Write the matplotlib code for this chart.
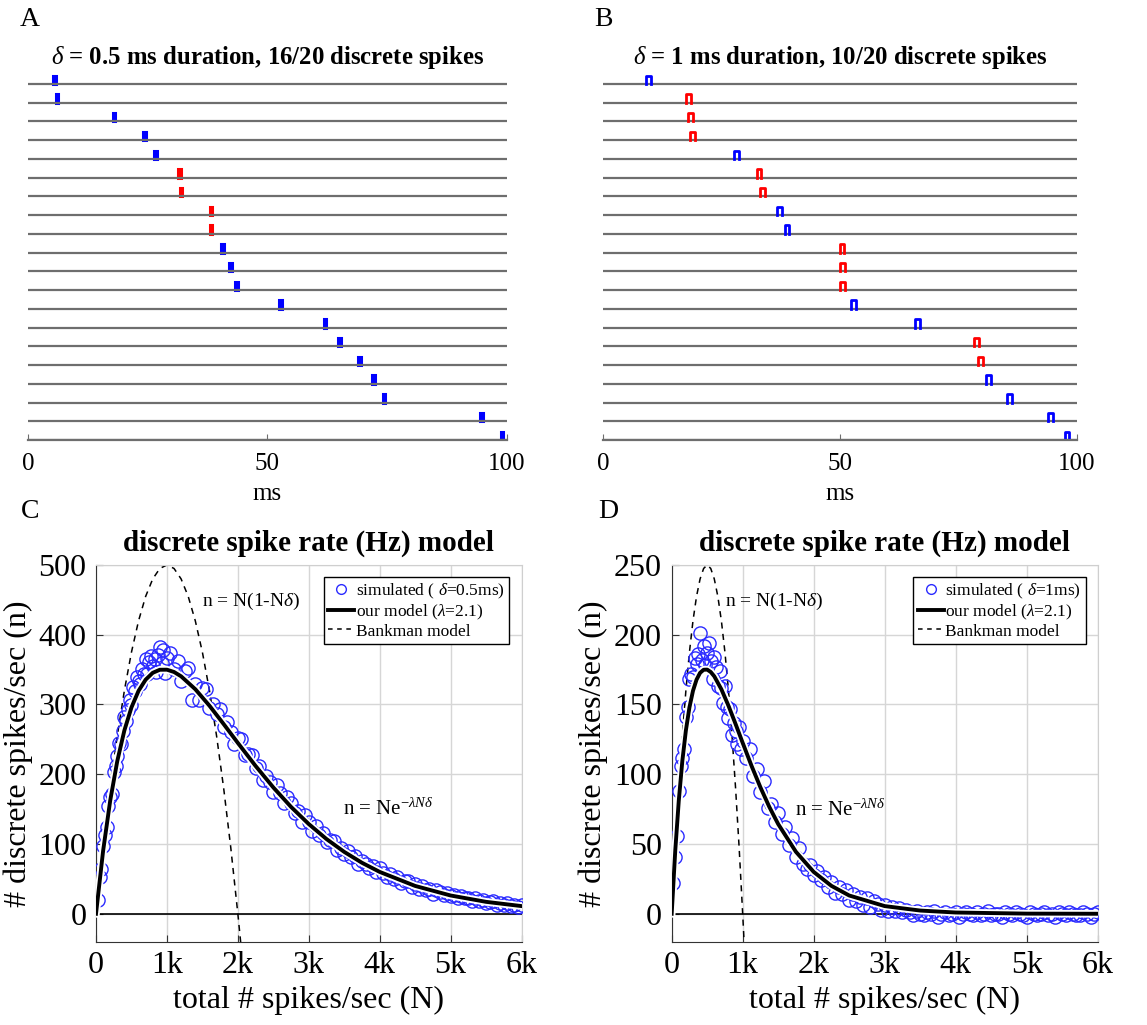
import matplotlib
matplotlib.use("Agg")
import matplotlib.pyplot as plt
import numpy as np

plt.rcParams['font.family'] = 'Liberation Serif'
plt.rcParams['mathtext.fontset'] = 'custom'
plt.rcParams['mathtext.rm'] = 'Liberation Serif'
plt.rcParams['mathtext.it'] = 'Liberation Serif:italic'
plt.rcParams['mathtext.bf'] = 'Liberation Serif:bold'

#### raster data (spike onset in ms, one per trace, top to bottom) ####
spikes_a = [5.3, 5.8, 17.7, 24.1, 26.4, 31.4, 31.7, 38.0, 38.0, 40.4,
            42.0, 43.3, 52.5, 61.7, 64.8, 69.0, 71.9, 74.1, 94.4, 98.7]
colors_a = ['b', 'b', 'b', 'b', 'b', 'r', 'r', 'r', 'r', 'b',
            'b', 'b', 'b', 'b', 'b', 'b', 'b', 'b', 'b', 'b']
spikes_b = [9.1, 17.5, 18.0, 18.4, 27.6, 32.4, 33.1, 36.7, 38.3, 49.9,
            50.0, 50.0, 52.3, 65.9, 78.3, 79.2, 80.9, 85.2, 93.9, 97.4]
colors_b = ['b', 'r', 'r', 'r', 'b', 'r', 'r', 'b', 'b', 'r',
            'r', 'r', 'b', 'b', 'r', 'r', 'b', 'b', 'b', 'b']

#### simulated points (N in spikes/sec) ####
sim_N = [25, 50, 75, 100, 125, 150, 175, 200, 225, 250, 275, 300, 325, 350, 375, 400,
         425, 450, 475, 500, 525, 550, 575, 600, 625, 650, 675, 700, 725, 750, 775, 800,
         825, 850, 875, 900, 925, 950, 975, 1000,
         1050, 1100, 1150, 1200, 1250, 1300, 1350, 1400, 1450, 1500, 1550, 1600, 1650, 1700,
         1750, 1800, 1850, 1900, 1950, 2000, 2050, 2100, 2150, 2200, 2250, 2300, 2350, 2400,
         2450, 2500, 2550, 2600, 2650, 2700, 2750, 2800, 2850, 2900, 2950, 3000, 3050, 3100,
         3150, 3200, 3250, 3300, 3350, 3400, 3450, 3500, 3550, 3600, 3650, 3700, 3750, 3800,
         3850, 3900, 3950, 4000, 4050, 4100, 4150, 4200, 4250, 4300, 4350, 4400, 4450, 4500,
         4550, 4600, 4650, 4700, 4750, 4800, 4850, 4900, 4950, 5000, 5050, 5100, 5150, 5200,
         5250, 5300, 5350, 5400, 5450, 5500, 5550, 5600, 5650, 5700, 5750, 5800, 5850, 5900,
         5950, 6000]
sim_c = [20, 52, 64, 97, 113, 124, 155, 168, 172, 203,
         212, 226, 245, 244, 262, 282, 276, 292, 306, 299,
         325, 319, 340, 334, 330, 351, 344, 365, 343, 361,
         370, 355, 365, 346, 371, 383, 360, 378, 345, 366,
         374, 351, 362, 334, 348, 352, 307, 330, 306, 323,
         322, 295, 301, 287, 294, 268, 275, 261, 244, 252,
         250, 227, 229, 228, 209, 212, 192, 198, 189, 175,
         185, 173, 159, 168, 159, 144, 147, 132, 141, 131,
         119, 126, 113, 116, 103, 106, 105, 92, 94, 86,
         90, 81, 83, 72, 76, 71, 65, 69, 60, 65,
         59, 52, 57, 50, 52, 44, 47, 47, 39, 42,
         36, 40, 34, 36, 29, 34, 31, 27, 30, 25,
         27, 22, 26, 22, 23, 18, 22, 18, 20, 15,
         17, 18, 13, 15, 13, 15, 11, 13, 10, 13]
sim_d = [22, 41, 56, 88, 106, 112, 118, 141, 148, 168,
         172, 170, 183, 179, 186, 201, 182, 192, 178, 187,
         194, 181, 168, 184, 177, 163, 174, 162, 151, 163,
         148, 140, 147, 128, 137, 131, 122, 134, 118, 124,
         112, 118, 99, 104, 87, 95, 76, 79, 66, 72,
         57, 62, 49, 54, 41, 47, 36, 32, 35, 28,
         31, 24, 26, 19, 23, 15, 19, 14, 17, 10,
         14, 9, 12, 6, 11, 5, 9, 7, 3, 6,
         2, 5, 2, 4, 1, 3,
         1, -1, 2, 0, -1, 1, 0, 2, -2, 0,
         1, -1, 0, 1, -2, 0, 1, 0, -1, 1,
         -1, 0, 2, -1, 0, 0, -2, 1, 0, -1,
         1, 0, -1, -2, 1, 0, -1, 0, 1, -1,
         0, -2, 1, 0, -1, 1, 0, -1, -1, 1,
         0, -2, 0, 1]

#### our model n = N exp(-lambda N delta) read at N points ####
model_c_N = [0, 100, 200, 300, 400, 500, 600, 700, 800, 900, 1000, 1100, 1200, 1400, 1600,
             1800, 2000, 2250, 2500, 2750, 3000, 3250, 3500, 3750, 4000, 4500, 5000, 5500, 6000]
model_c = [0, 90.0, 162.1, 218.9, 262.8, 295.8, 319.6, 335.6, 345.4, 349.8, 349.9, 346.6,
           340.4, 321.9, 298.2, 271.9, 244.9, 211.9, 181.1, 153.2, 128.6, 107.1, 88.7,
           73.1, 60.0, 39.9, 26.2, 17.1, 11.0]
model_d_N = [0, 50, 100, 150, 200, 250, 300, 350, 400, 450, 500, 550, 600, 700, 800, 900,
             1000, 1125, 1250, 1375, 1500, 1750, 2000, 2250, 2500, 3000, 3500, 4000, 5000, 6000]
model_d = [0, 45.0, 81.1, 109.5, 131.4, 147.9, 159.8, 167.8, 172.7, 174.9, 175.0, 173.3,
           170.2, 160.9, 149.1, 136.0, 122.5, 106.0, 90.6, 76.6, 64.3, 44.4, 30.0, 20.0,
           13.1, 5.5, 2.3, 0.9, 0.1, 0.0]

#### Bankman model n = N(1 - N delta) ####
bank_c_N = [0, 100, 200, 300, 400, 500, 600, 700, 800, 900, 1000, 1100, 1200, 1300, 1400,
            1500, 1600, 1700, 1800, 1900, 2000, 2040]
bank_c = [0, 95, 180, 255, 320, 375, 420, 455, 480, 495, 500, 495, 480, 455, 420,
          375, 320, 255, 180, 95, 0, -41]
bank_d_N = [0, 50, 100, 150, 200, 250, 300, 350, 400, 450, 500, 550, 600, 650, 700,
            750, 800, 850, 900, 950, 1000, 1020]
bank_d = [0, 47.5, 90, 127.5, 160, 187.5, 210, 227.5, 240, 247.5, 250, 247.5, 240, 227.5,
          210, 187.5, 160, 127.5, 90, 47.5, 0, -20.4]

GREY = '#6e6e6e'


def raster(ax, onsets, cols, width, filled):
    h = 0.45
    n = len(onsets)
    for i in range(n):
        base = n - 1 - i
        ax.plot([0, 100], [base, base], color=GREY, lw=1.6, solid_capstyle='butt')
        t = onsets[i]
        if filled:
            ax.fill([t, t, t + width, t + width], [base, base + h, base + h, base],
                    color=cols[i], lw=2.2, ec=cols[i])
        else:
            ax.plot([t, t, t + width, t + width], [base, base + h, base + h, base],
                    color=cols[i], lw=2.0)
    ax.set_xlim(0, 100)
    ax.set_ylim(0, 19.6)
    for s in ['left', 'right', 'top']:
        ax.spines[s].set_visible(False)
    ax.spines['bottom'].set_color(GREY)
    ax.spines['bottom'].set_linewidth(1.6)
    ax.set_yticks([])
    ax.set_xticks([0, 50, 100])
    ax.tick_params(axis='x', direction='in', length=4, color=GREY, labelsize=18, pad=9)
    ax.set_xlabel('ms', fontsize=18, labelpad=6)


def rate_plot(ax, ymax, ystep, delta_txt, m_N, m_n, b_N, b_n, s_n, t1, t2):
    ax.grid(True, color='#d6d6d6', lw=1)
    ax.set_axisbelow(True)
    ax.axhline(0, color='k', lw=1.2, zorder=1)
    ax.plot(b_N, b_n, color='k', lw=1.1, dashes=(4, 3.5), zorder=2)
    ax.plot(sim_N, s_n, 'o', mfc='none', mec='#2b2bff', mew=1.0, ms=9.5, zorder=3)
    ax.plot(m_N, m_n, color='white', lw=5.5, zorder=4)
    ax.plot(m_N, m_n, color='k', lw=2.8, zorder=5)
    ax.set_xlim(0, 6000)
    ax.set_ylim(-ymax * 0.08, ymax)
    ax.set_xticks([0, 1000, 2000, 3000, 4000, 5000, 6000])
    ax.set_xticklabels(['0', '1k', '2k', '3k', '4k', '5k', '6k'])
    ax.set_yticks(np.arange(0, ymax + 1, ystep))
    ax.tick_params(direction='in', length=5, labelsize=23, pad=7, color='#333333')
    ax.spines['top'].set_color('#cfcfcf')
    ax.spines['right'].set_color('#cfcfcf')
    ax.spines['left'].set_color('#333333')
    ax.spines['bottom'].set_color('#333333')
    ax.set_xlabel('total # spikes/sec (N)', fontsize=23, labelpad=4)
    ax.set_ylabel('# discrete spikes/sec (n)', fontsize=23, labelpad=4)
    ax.set_title('discrete spike rate (Hz) model', fontsize=21, fontweight='bold', pad=10)
    h1, = ax.plot([], [], 'o', mfc='none', mec='#2b2bff', mew=1.0, ms=7)
    h2, = ax.plot([], [], color='k', lw=2.8)
    h3, = ax.plot([], [], color='k', lw=1.1, dashes=(3, 3))
    leg = ax.legend([h1, h2, h3],
                    ['simulated ( $\\delta$=' + delta_txt + 'ms)',
                     'our model ($\\lambda$=2.1)', 'Bankman model'],
                    loc='upper right', fontsize=12.5, frameon=True, fancybox=False,
                    edgecolor='k', framealpha=1, handlelength=1.5, handletextpad=0.1,
                    borderpad=0.25, labelspacing=0.1, borderaxespad=0.7)
    leg.get_frame().set_linewidth(1.0)
    ax.text(t1[0], t1[1], 'n = N(1-N$\\delta$)', fontsize=14, ha='left', va='center')
    ax.text(t2[0], t2[1], 'n = Ne$^{-\\lambda N\\delta}$', fontsize=15, ha='left', va='center')


fig = plt.figure(figsize=(11.47, 10.25), dpi=100)

ax_a = fig.add_axes([0.0244, 0.5707, 0.4176, 0.3583])
raster(ax_a, spikes_a, colors_a, 0.5, True)
ax_a.set_title('$\\delta$ = 0.5 ms duration, 16/20 discrete spikes', fontsize=17.8,
               fontweight='bold', pad=6)

ax_b = fig.add_axes([0.5257, 0.5707, 0.4133, 0.3583])
raster(ax_b, spikes_b, colors_b, 1.0, False)
ax_b.set_title('$\\delta$ = 1 ms duration, 10/20 discrete spikes', fontsize=17.8,
               fontweight='bold', pad=6)

ax_c = fig.add_axes([0.0837, 0.0813, 0.3710, 0.3675])
rate_plot(ax_c, 500, 100, '0.5', model_c_N, model_c, bank_c_N, bank_c, sim_c,
          (1490, 448), (3480, 150))

ax_d = fig.add_axes([0.5856, 0.0813, 0.3714, 0.3675])
rate_plot(ax_d, 250, 50, '1', model_d_N, model_d, bank_d_N, bank_d, sim_d,
          (750, 224), (1740, 74))

fig.text(30 / 1147, 1 - 20 / 1025, 'A', fontsize=20, ha='center', va='center')
fig.text(603 / 1147, 1 - 20 / 1025, 'B', fontsize=20, ha='center', va='center')
fig.text(30 / 1147, 1 - 512 / 1025, 'C', fontsize=20, ha='center', va='center')
fig.text(608 / 1147, 1 - 512 / 1025, 'D', fontsize=20, ha='center', va='center')

plt.savefig('out.png', dpi=100)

• **Goal**
Exactly as written, please give again the lines from the beginning of the listing through the line containing "plt.rcParams['mathtext.bf'] = 'Liberation", inclusive, without any pictures.

• **Exercise solution**
Write the matplotlib code for this chart.
import matplotlib
matplotlib.use("Agg")
import matplotlib.pyplot as plt
import numpy as np

plt.rcParams['font.family'] = 'Liberation Serif'
plt.rcParams['mathtext.fontset'] = 'custom'
plt.rcParams['mathtext.rm'] = 'Liberation Serif'
plt.rcParams['mathtext.it'] = 'Liberation Serif:italic'
plt.rcParams['mathtext.bf'] = 'Liberation Serif:bold'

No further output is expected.